Luckily you can use the vSphere Web Client to figure out where objects are placed:

Go to your cluster object in the Web Client
Click “Monitor” and then “Virtual SAN”
Click “Virtual Disks”
Click your VM and select the object

The below screenshot depicts what you could potentially see. In this case the Policy was configured with “1 host failure to tolerate” and “disk striping set to 2”. I think the screenshot explains it pretty well, but lets go over it.

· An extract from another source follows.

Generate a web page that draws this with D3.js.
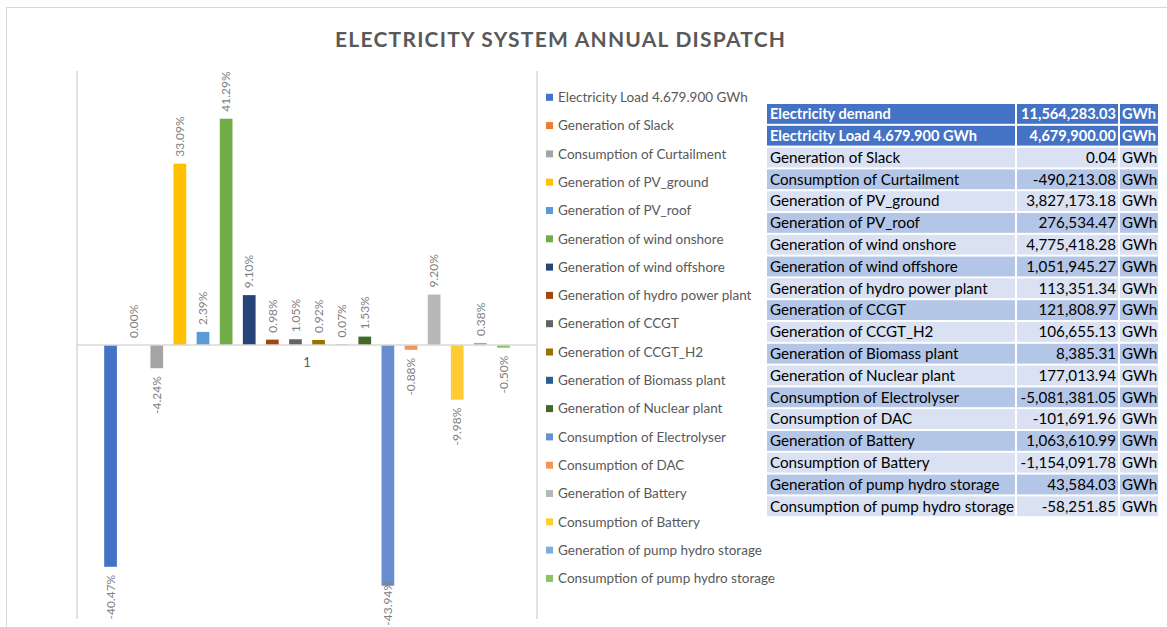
<!DOCTYPE html>
<html>
<head>
<meta charset="utf-8">
<script src="https://cdn.jsdelivr.net/npm/d3@7"></script>
<style>
  body { margin: 0; background: #fff; }
  svg { display: block; font-family: Lato, "Open Sans", sans-serif; }
</style>
</head>
<body>
<div id="chart"></div>
<script>
// series names (legend order = bar order)
const seriesNames = [
  "Electricity Load 4.679.900 GWh",
  "Generation of Slack",
  "Consumption of Curtailment",
  "Generation of PV_ground",
  "Generation of PV_roof",
  "Generation of wind onshore",
  "Generation of wind offshore",
  "Generation of hydro power plant",
  "Generation of CCGT",
  "Generation of CCGT_H2",
  "Generation of Biomass plant",
  "Generation of Nuclear plant",
  "Consumption of Electrolyser",
  "Consumption of DAC",
  "Generation of Battery",
  "Consumption of Battery",
  "Generation of pump hydro storage",
  "Consumption of pump hydro storage"
];

// share of electricity demand, as plotted (%)
const sharePct = [-40.47, 0.00, -4.24, 33.09, 2.39, 41.29, 9.10, 0.98, 1.05, 0.92, 0.07, 1.53, -43.94, -0.88, 9.20, -9.98, 0.38, -0.50];

const seriesColors = [
  "#4472C4", "#ED7D31", "#A5A5A5", "#FFC000", "#5B9BD5", "#70AD47",
  "#264478", "#9E480E", "#636363", "#997300", "#255E91", "#43682B",
  "#698ED0", "#F1975A", "#B7B7B7", "#FFCD33", "#7CAFDD", "#8CC168"
];

const categories = ["1"];

// table to the right
const tableLabels = ["Electricity demand"].concat(seriesNames);
const tableValues = [
  "11,564,283.03", "4,679,900.00", "0.04", "-490,213.08", "3,827,173.18",
  "276,534.47", "4,775,418.28", "1,051,945.27", "113,351.34", "121,808.97",
  "106,655.13", "8,385.31", "177,013.94", "-5,081,381.05", "-101,691.96",
  "1,063,610.99", "-1,154,091.78", "43,584.03", "-58,251.85"
];
const tableUnit = "GWh";

const width = 1167, height = 627;

const svg = d3.select("#chart").append("svg")
  .attr("width", width)
  .attr("height", height);

// chart frame
svg.append("rect")
  .attr("x", 6.5).attr("y", 7.5)
  .attr("width", 1200).attr("height", 700)
  .attr("fill", "none")
  .attr("stroke", "#D9D9D9");

// title
svg.append("text")
  .attr("x", 335).attr("y", 47)
  .attr("textLength", 450)
  .attr("lengthAdjust", "spacing")
  .style("font-size", "21px")
  .style("font-weight", "bold")
  .style("fill", "#595959")
  .text("ELECTRICITY SYSTEM ANNUAL DISPATCH");

// plot area
const plot = { left: 77, right: 537, top: 71, bottom: 619 };

const y = d3.scaleLinear().domain([-0.5, 0.5]).range([plot.bottom, plot.top]);

const xCat = d3.scaleBand().domain(categories).range([plot.left, plot.right]);

const x = d3.scaleBand()
  .domain(seriesNames)
  .range([99, 515])
  .paddingInner(0.45)
  .paddingOuter(0.225);

const data = seriesNames.map((name, i) => ({ name, v: sharePct[i] / 100, color: seriesColors[i] }));

// left vertical axis line and right edge line
svg.append("line")
  .attr("x1", plot.left).attr("x2", plot.left)
  .attr("y1", plot.top).attr("y2", plot.bottom)
  .attr("stroke", "#D9D9D9").attr("stroke-width", 1.5);
svg.append("line")
  .attr("x1", plot.right).attr("x2", plot.right)
  .attr("y1", plot.top).attr("y2", plot.bottom)
  .attr("stroke", "#D9D9D9").attr("stroke-width", 1.5);

// bars
svg.append("g").selectAll("rect")
  .data(data)
  .enter()
  .append("rect")
  .attr("x", d => x(d.name))
  .attr("width", x.bandwidth())
  .attr("y", d => y(Math.max(0, d.v)))
  .attr("height", d => Math.abs(y(d.v) - y(0)))
  .attr("fill", d => d.color);

// zero axis line
svg.append("line")
  .attr("x1", plot.left).attr("x2", plot.right)
  .attr("y1", y(0)).attr("y2", y(0))
  .attr("stroke", "#D9D9D9").attr("stroke-width", 1.5);

// category label
svg.append("text")
  .attr("x", xCat(categories[0]) + xCat.bandwidth() / 2)
  .attr("y", y(0) + 22)
  .attr("text-anchor", "middle")
  .style("font-size", "13px")
  .style("fill", "#595959")
  .text(categories[0]);

// data labels (rotated); keep the long negative one inside the picture
svg.append("g").selectAll("text")
  .data(data)
  .enter()
  .append("text")
  .attr("transform", d => {
    const cx = x(d.name) + x.bandwidth() / 2;
    const cy = d.v >= 0 ? y(d.v) - 7 : Math.min(y(d.v) + 8, height - 46);
    return `translate(${cx},${cy}) rotate(-90)`;
  })
  .attr("text-anchor", d => d.v >= 0 ? "start" : "end")
  .attr("dy", "0.35em")
  .style("font-size", "12px")
  .style("fill", "#7F7F7F")
  .text(d => (d.v * 100).toFixed(2) + "%");

// legend
const legend = svg.append("g").selectAll("g")
  .data(data)
  .enter()
  .append("g")
  .attr("transform", (d, i) => `translate(546, ${97.3 + i * 28.3})`);

legend.append("rect")
  .attr("x", 0).attr("y", -3.5)
  .attr("width", 7).attr("height", 7)
  .attr("fill", d => d.color);

legend.append("text")
  .attr("x", 12)
  .attr("dy", "0.35em")
  .style("font-size", "13.5px")
  .style("fill", "#595959")
  .text(d => d.name);

// table
const tbl = { top: 104, rowH: 21.8, cols: [767, 1017, 1120, 1160] };
const rows = svg.append("g").selectAll("g")
  .data(tableLabels.map((label, i) => ({ label, value: tableValues[i], i })))
  .enter()
  .append("g")
  .attr("transform", d => `translate(0, ${tbl.top + d.i * tbl.rowH})`);

const rowFill = d => d.i < 2 ? "#4472C4" : (d.i % 2 === 0 ? "#D9E1F2" : "#B4C6E7");

[0, 1, 2].forEach(c => {
  rows.append("rect")
    .attr("x", tbl.cols[c])
    .attr("width", tbl.cols[c + 1] - tbl.cols[c] - 2)
    .attr("height", tbl.rowH - 2)
    .attr("fill", rowFill);
});

const cellText = sel => sel
  .attr("y", tbl.rowH / 2 - 1)
  .attr("dy", "0.35em")
  .style("font-size", d => d.i < 2 ? "14.6px" : "15.2px")
  .style("font-weight", d => d.i < 2 ? "bold" : "normal")
  .style("fill", d => d.i < 2 ? "#fff" : "#000");

rows.append("text").attr("x", tbl.cols[0] + 3).call(cellText).text(d => d.label);
rows.append("text").attr("x", tbl.cols[2] - 4).attr("text-anchor", "end").call(cellText).text(d => d.value);
rows.append("text").attr("x", tbl.cols[2] + 2).call(cellText).text(tableUnit);
</script>
</body>
</html>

The “Type” column shows what it is, is it a “witness” (no data) or a “component” (data). The “Component state” shows you if it is available (active) or not at the moment. The “Host” column shows you on which host it currently resides and the “SSD Disk Name” column shows which SSD is used for read caching and write buffering. If you go to the right you can also see on which magnetic disk the data is stored in the column called “Non-SSD Disk Name”.

Now in our example below you can see that “Hard disk 2” is configured in RAID 1 and then immediately following with RAID 0. The “RAID 1” refers to “availability” in this case aka “component failures” and the “RAID 0” is all about disk striping. As we configured “component failures” to 1 we can see two copies of the data, and we said we would like to stripe across two disks for performance you see a “RAID 0” underneath. Note that this is just an example to illustrate the concept, this is not a best practice or recommendation as that should be based on your requirements! Last but not least we see the “witness”, this is used in case of a failure of a host. If host 10.20.177.19 would fail or be isolated from the network somehow then the witness would be used by host 10.20.177.17 to claim ownership. Makes sense right?

Hope this helps understanding Virtual SAN object location a bit better… When I have the time available, I will try to dive a bit more in to the details of Storage Policy Based Management.